Dann folgt reiner Übermut: In knapp zwei Stunden geht die Sonne unter, das reicht für einen Videodreh. Also raus auf die Straße! Ab jetzt übernimmt Julia Drache das Ruder, sie ist Editorin in Hamburg und zur Video-Dokumentation der Reise Teil unserer Gruppe. In den nächsten 100 Minuten wird sie das neue Chaoze-One-Video filmen und später in Hamburg auch schneiden. Sie hat mir ein paar der Filmaufnahmen, die sie bisher gemacht hat, bereits gezeigt und ich bin jetzt schon glücklich, mir ihr arbeiten zu dürfen. Wir biegen zweimal um die Ecke und laufen in den Slum von Kabalagala. Während der Ghettoblaster den ungemischten Song durch die Gassen plärrt, strömen Kinder und Jugendliche zu uns, die wissen wollen, was wir machen. Die meisten, die kommen, bleiben gleich da, wollen sehen, was wir hier tun. Wir suchen uns geeignete Stellen und drehen einfach los. Inzwischen folgt uns eine Traube Kinder. Eine letzte Einstellung, bevor die Sonne uns für heute verlässt, wollen wir auf der Mauer mit dem von Rebelzer gesprühten »Ultra-St.-Pauli«-Schriftzug aufnehmen. Mit einem sportlichen Sprung bin ich oben, und plötzlich steht ein Mann mit Gewehr vor mir. Keine Seltenheit hier in Kampala. Allerdings hängt das Gewehr nicht locker über der Schulter, sondern ist mit dem Lauf auf mich gerichtet. Nach wenigen Sekunden wendet sich der Bewaffnete aber wieder seinem Telefon zu und entspannt seine Körperhaltung. Ich drehe mich zurück und wir drehen los.

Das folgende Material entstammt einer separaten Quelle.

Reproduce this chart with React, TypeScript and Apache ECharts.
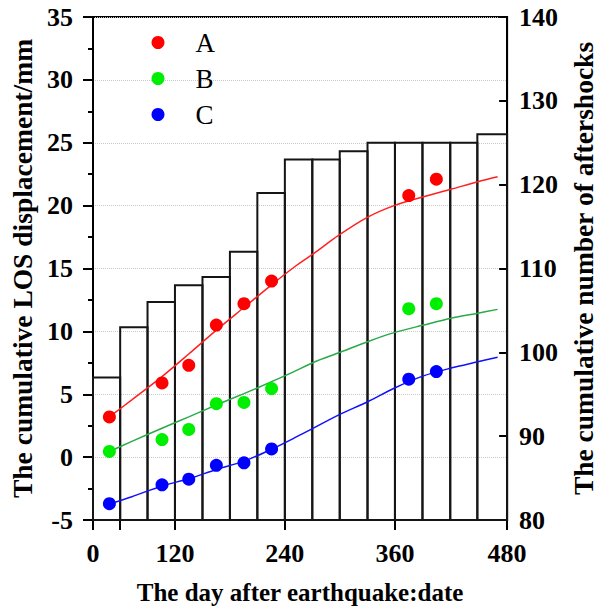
import React, { useEffect, useRef } from "react";
import * as echarts from "echarts";

// Aftershock histogram (right axis)
const binEdges = [0, 31.5, 63.2, 95, 126.9, 158.7, 190.5, 222.4, 254.2, 286, 318.2, 350, 381.9, 414.1, 445.5, 480];
const aftershockCounts = [97, 103, 106, 108, 109, 112, 119, 123, 123, 124, 125, 125, 125, 125, 126];

// Observed LOS displacement (left axis)
const obsDays = [19, 80, 111, 143, 175, 207, 366, 398];
const obsA = [3.2, 5.9, 7.3, 10.5, 12.2, 14.0, 20.8, 22.1];
const obsB = [0.45, 1.4, 2.2, 4.25, 4.35, 5.45, 11.8, 12.2];
const obsC = [-3.7, -2.2, -1.75, -0.65, -0.45, 0.65, 6.2, 6.8];

// Fitted curves
const fitDays = [19, 45, 80, 111, 143, 175, 207, 233, 256, 285, 319, 349, 383, 415, 446, 469];
const fitA = [3.2, 4.55, 6.4, 8.2, 10.1, 11.9, 13.7, 15.1, 16.2, 17.65, 19.1, 20.0, 20.7, 21.3, 21.9, 22.3];
const fitB = [0.45, 1.25, 2.3, 3.2, 4.15, 5.05, 6.0, 6.8, 7.55, 8.3, 9.2, 9.9, 10.5, 11.05, 11.45, 11.75];
const fitC = [-3.72, -3.15, -2.29, -1.72, -0.98, -0.32, 0.63, 1.51, 2.33, 3.36, 4.42, 5.48, 6.46, 7.08, 7.58, 7.95];

// x axis ticks and labels
const xTickValues = [0, 31.5, 95, 222.4, 350, 480];
const xLabelValues = [0, 95, 222.4, 350, 480];
const xLabelTexts = ["0", "120", "240", "360", "480"];

const legendNames = ["A", "B", "C"];

const FONT = "'Liberation Serif', 'Times New Roman', serif";

const pair = (xs: number[], ys: number[]) => xs.map((x, i) => [x, ys[i]]);

export default function App() {
  const ref = useRef<HTMLDivElement>(null);
  useEffect(() => {
    const chart = echarts.init(ref.current!, null, { renderer: "svg" });
    const vNameStyle = {
      fontFamily: FONT,
      fontWeight: "bold" as const,
      fontSize: 27.5,
      color: "#000",
    };
    const hNameStyle = {
      fontFamily: FONT,
      fontWeight: "bold" as const,
      fontSize: 25,
      color: "#000",
    };
    const barData = aftershockCounts.map((c, i) => [binEdges[i], binEdges[i + 1], c]);
    chart.setOption({
      animation: false,
      backgroundColor: "#fff",
      grid: {
        left: 93,
        right: 85,
        top: 17,
        bottom: 92,
        show: true,
        borderColor: "#000",
        borderWidth: 2,
        backgroundColor: "transparent",
      },
      legend: {
        data: legendNames,
        orient: "vertical",
        left: 151.5,
        top: 29,
        padding: 0,
        itemWidth: 13,
        itemHeight: 13,
        itemGap: 9,
        icon: "circle",
        textStyle: {
          fontFamily: FONT,
          fontSize: 27,
          color: "#000",
          lineHeight: 26,
          padding: [0, 0, 0, 26],
        },
      },
      xAxis: {
        type: "value",
        min: 0,
        max: 480,
        name: "The day after earthquake:date",
        nameLocation: "middle",
        nameGap: 60,
        nameTextStyle: hNameStyle,
        axisLine: { show: true, onZero: false, lineStyle: { color: "#000", width: 2 } },
        axisTick: {
          show: true,
          inside: false,
          length: 10,
          customValues: xTickValues,
          lineStyle: { color: "#000", width: 2 },
        },
        axisLabel: {
          fontFamily: FONT,
          fontWeight: 700,
          fontSize: 26,
          color: "#000",
          margin: 20,
          customValues: xLabelValues,
          formatter: (v: number) => {
            const i = xLabelValues.findIndex((t) => Math.abs(t - v) < 0.01);
            return i >= 0 ? xLabelTexts[i] : "";
          },
        },
        splitLine: { show: false },
      },
      yAxis: [
        {
          type: "value",
          min: -5,
          max: 35,
          interval: 5,
          name: "The cumulative LOS displacement/mm",
          nameLocation: "middle",
          nameRotate: 90,
          nameGap: 56,
          nameTextStyle: vNameStyle,
          axisLine: { show: true, lineStyle: { color: "#000", width: 2 } },
          axisTick: { show: true, inside: false, length: 10, lineStyle: { color: "#000", width: 2 } },
          minorTick: { show: true, splitNumber: 2, length: 5, lineStyle: { color: "#000", width: 2 } },
          axisLabel: { fontFamily: FONT, fontWeight: 700, fontSize: 26, color: "#000", margin: 20 },
          splitLine: { show: true, lineStyle: { color: "#c8c8c8", width: 1, type: "dotted" } },
        },
        {
          type: "value",
          min: 80,
          max: 140,
          interval: 10,
          position: "right",
          name: "The cumulative number of aftershocks",
          nameLocation: "middle",
          nameRotate: 90,
          nameGap: 52,
          nameTextStyle: vNameStyle,
          axisLine: { show: true, lineStyle: { color: "#000", width: 2 } },
          axisTick: { show: true, inside: true, length: 8, lineStyle: { color: "#000", width: 2 } },
          axisLabel: { fontFamily: FONT, fontWeight: 700, fontSize: 26, color: "#000", margin: 12 },
          splitLine: { show: false },
        },
      ],
      series: [
        {
          type: "custom",
          name: "aftershocks",
          yAxisIndex: 1,
          z: 1,
          data: barData,
          renderItem: (params: any, api: any) => {
            const p1 = api.coord([api.value(0), api.value(2)]);
            const p2 = api.coord([api.value(1), 80]);
            return {
              type: "rect",
              shape: { x: p1[0], y: p1[1], width: p2[0] - p1[0], height: p2[1] - p1[1] },
              style: { fill: "none", stroke: "#151515", lineWidth: 2 },
            };
          },
        },
        {
          type: "line",
          name: "fitA",
          data: pair(fitDays, fitA),
          smooth: 0.3,
          showSymbol: false,
          symbol: "none",
          lineStyle: { color: "#ff2020", width: 1.5 },
          z: 3,
        },
        {
          type: "line",
          name: "fitB",
          data: pair(fitDays, fitB),
          smooth: 0.3,
          showSymbol: false,
          symbol: "none",
          lineStyle: { color: "#2aaa48", width: 1.5 },
          z: 3,
        },
        {
          type: "line",
          name: "fitC",
          data: pair(fitDays, fitC),
          smooth: 0.3,
          showSymbol: false,
          symbol: "none",
          lineStyle: { color: "#1010ff", width: 1.5 },
          z: 3,
        },
        {
          type: "scatter",
          name: "A",
          data: pair(obsDays, obsA),
          symbol: "circle",
          symbolSize: 13,
          itemStyle: { color: "#ff0000", opacity: 1 },
          z: 4,
        },
        {
          type: "scatter",
          name: "B",
          data: pair(obsDays, obsB),
          symbol: "circle",
          symbolSize: 13,
          itemStyle: { color: "#00ee00", opacity: 1 },
          z: 4,
        },
        {
          type: "scatter",
          name: "C",
          data: pair(obsDays, obsC),
          symbol: "circle",
          symbolSize: 13,
          itemStyle: { color: "#0000ff", opacity: 1 },
          z: 4,
        },
      ],
    });
    return () => chart.dispose();
  }, []);
  return (
    <div
      ref={ref}
      style={{ position: "fixed", left: 0, top: 0, width: 605, height: 612, background: "#fff" }}
    />
  );
}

Die letzte Seite meines Reisepasses ziert jetzt ein echter Rebelzer-Freak, der mit erhobenem Zeigefinger sagt: »There are only world citizens.«
Und dann? Dann ist diese Woche vorbei. Ich packe zusammen und lausche noch einmal der beeindruckenden Klangkulisse, die die Vögel hier fabrizieren. Während der Taxifahrt zum Flughafen ziehen die Orte und die Bilder an mir vorbei, die auf dem Hinweg noch so befremdlich wirkten. Die letzte Seite meines Reisepasses ziert jetzt ein echter Rebelzer-Freak, der mit erhobenem Zeigefinger sagt: »There are only world citizens.« Zumindest die ugandische Polizistin am Flughafen findet ihn witzig. Bye, Uganda! Hope to see you soon.